### PROVIDED DATA
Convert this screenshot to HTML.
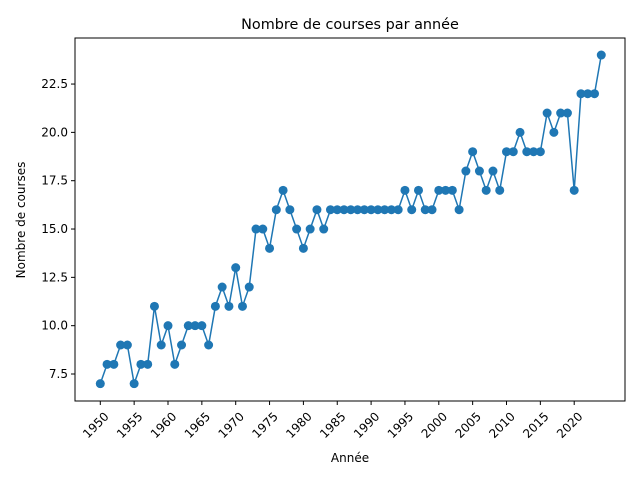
<!DOCTYPE html>
<html><head><meta charset="utf-8"><style>body{margin:0;background:#fff}svg{font-family:"DejaVu Sans","Liberation Sans",sans-serif}</style></head>
<body>
<svg id="chart" width="640" height="480" xmlns="http://www.w3.org/2000/svg"></svg>
<script>
const years = [];
for (let y = 1950; y <= 2024; y++) years.push(y);
const races = [7,8,8,9,9,7,8,8,11,9,10,8,9,10,10,10,9,11,12,11,13,11,12,15,15,14,16,17,16,15,14,15,16,15,16,16,16,16,16,16,16,16,16,16,16,17,16,17,16,16,17,17,17,16,18,19,18,17,18,17,19,19,20,19,19,19,21,20,21,21,17,22,22,22,24];
const xTicks = [1950,1955,1960,1965,1970,1975,1980,1985,1990,1995,2000,2005,2010,2015,2020];
const yTicks = [7.5,10.0,12.5,15.0,17.5,20.0,22.5];
const L=75,R=625,T=38,B=401;
const x0=1950,px0=100.3,pxPerYear=6.77;
const yRef=7.5,pyRef=374,pxPerUnit=19.33;
const xs=v=>px0+(v-x0)*pxPerYear;
const ys=v=>pyRef-(v-yRef)*pxPerUnit;
const svg=document.getElementById('chart');
const NS='http://www.w3.org/2000/svg';
function mk(t,a,p){const e=document.createElementNS(NS,t);for(const k in a)e.setAttribute(k,a[k]);(p||svg).appendChild(e);return e;}
let e;
e=mk('rect',{x:L,y:T,width:R-L,height:B-T,fill:'none',stroke:'#000','stroke-width':1});


xTicks.forEach(t=>{const X=xs(t);
 e=mk('line',{x1:X,x2:X,y1:B,y2:B+4,stroke:'#000'});
 
 
 e=mk('text',{x:X+3,y:B+10,'font-size':12,'text-anchor':'end',transform:`rotate(-45 ${X+3} ${B+10})`,'dominant-baseline':'hanging'});
 e.textContent=t;
 
 
});
yTicks.forEach(t=>{const Y=ys(t);
 e=mk('line',{x1:L-4,x2:L,y1:Y,y2:Y,stroke:'#000'});
 
 
 e=mk('text',{x:L-7,y:Y+4,'font-size':12,'text-anchor':'end'});
 e.textContent=t.toFixed(1);
 
 
});
e=mk('polyline',{points:years.map((y,i)=>xs(y)+','+ys(races[i])).join(' '),fill:'none',stroke:'#1f77b4','stroke-width':1.5});


years.forEach((y,i)=>{e=mk('circle',{cx:xs(y),cy:ys(races[i]),r:4.5,fill:'#1f77b4'});
 
 
});
e=mk('text',{x:350,y:29,'font-size':14.4,'text-anchor':'middle'});e.textContent='Nombre de courses par année';


e=mk('text',{x:350,y:462,'font-size':12,'text-anchor':'middle'});e.textContent='Année';


e=mk('text',{x:25,y:220,'font-size':12,'text-anchor':'middle',transform:'rotate(-90 25 220)'});e.textContent='Nombre de courses';


</script>
</body></html>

### YOUR INSTRUCTIONS
Print out the material word for word, omitting the pictures.

### OUTPUT FOR THIS TASK
Convert this screenshot to HTML.
<!DOCTYPE html>
<html><head><meta charset="utf-8"><style>body{margin:0;background:#fff}svg{font-family:"DejaVu Sans","Liberation Sans",sans-serif}</style></head>
<body>
<svg id="chart" width="640" height="480" xmlns="http://www.w3.org/2000/svg"></svg>
<script>
const years = [];
for (let y = 1950; y <= 2024; y++) years.push(y);
const races = [7,8,8,9,9,7,8,8,11,9,10,8,9,10,10,10,9,11,12,11,13,11,12,15,15,14,16,17,16,15,14,15,16,15,16,16,16,16,16,16,16,16,16,16,16,17,16,17,16,16,17,17,17,16,18,19,18,17,18,17,19,19,20,19,19,19,21,20,21,21,17,22,22,22,24];
const xTicks = [1950,1955,1960,1965,1970,1975,1980,1985,1990,1995,2000,2005,2010,2015,2020];
const yTicks = [7.5,10.0,12.5,15.0,17.5,20.0,22.5];
const L=75,R=625,T=38,B=401;
const x0=1950,px0=100.3,pxPerYear=6.77;
const yRef=7.5,pyRef=374,pxPerUnit=19.33;
const xs=v=>px0+(v-x0)*pxPerYear;
const ys=v=>pyRef-(v-yRef)*pxPerUnit;
const svg=document.getElementById('chart');
const NS='http://www.w3.org/2000/svg';
function mk(t,a,p){const e=document.createElementNS(NS,t);for(const k in a)e.setAttribute(k,a[k]);(p||svg).appendChild(e);return e;}
let e;
e=mk('rect',{x:L,y:T,width:R-L,height:B-T,fill:'none',stroke:'#000','stroke-width':1});


xTicks.forEach(t=>{const X=xs(t);
 e=mk('line',{x1:X,x2:X,y1:B,y2:B+4,stroke:'#000'});
 
 
 e=mk('text',{x:X+3,y:B+10,'font-size':12,'text-anchor':'end',transform:`rotate(-45 ${X+3} ${B+10})`,'dominant-baseline':'hanging'});
 e.textContent=t;
 
 
});
yTicks.forEach(t=>{const Y=ys(t);
 e=mk('line',{x1:L-4,x2:L,y1:Y,y2:Y,stroke:'#000'});
 
 
 e=mk('text',{x:L-7,y:Y+4,'font-size':12,'text-anchor':'end'});
 e.textContent=t.toFixed(1);
 
 
});
e=mk('polyline',{points:years.map((y,i)=>xs(y)+','+ys(races[i])).join(' '),fill:'none',stroke:'#1f77b4','stroke-width':1.5});


years.forEach((y,i)=>{e=mk('circle',{cx:xs(y),cy:ys(races[i]),r:4.5,fill:'#1f77b4'});
 
 
});
e=mk('text',{x:350,y:29,'font-size':14.4,'text-anchor':'middle'});e.textContent='Nombre de courses par année';


e=mk('text',{x:350,y:462,'font-size':12,'text-anchor':'middle'});e.textContent='Année';


e=mk('text',{x:25,y:220,'font-size':12,'text-anchor':'middle',transform:'rotate(-90 25 220)'});e.textContent='Nombre de courses';


</script>
</body></html>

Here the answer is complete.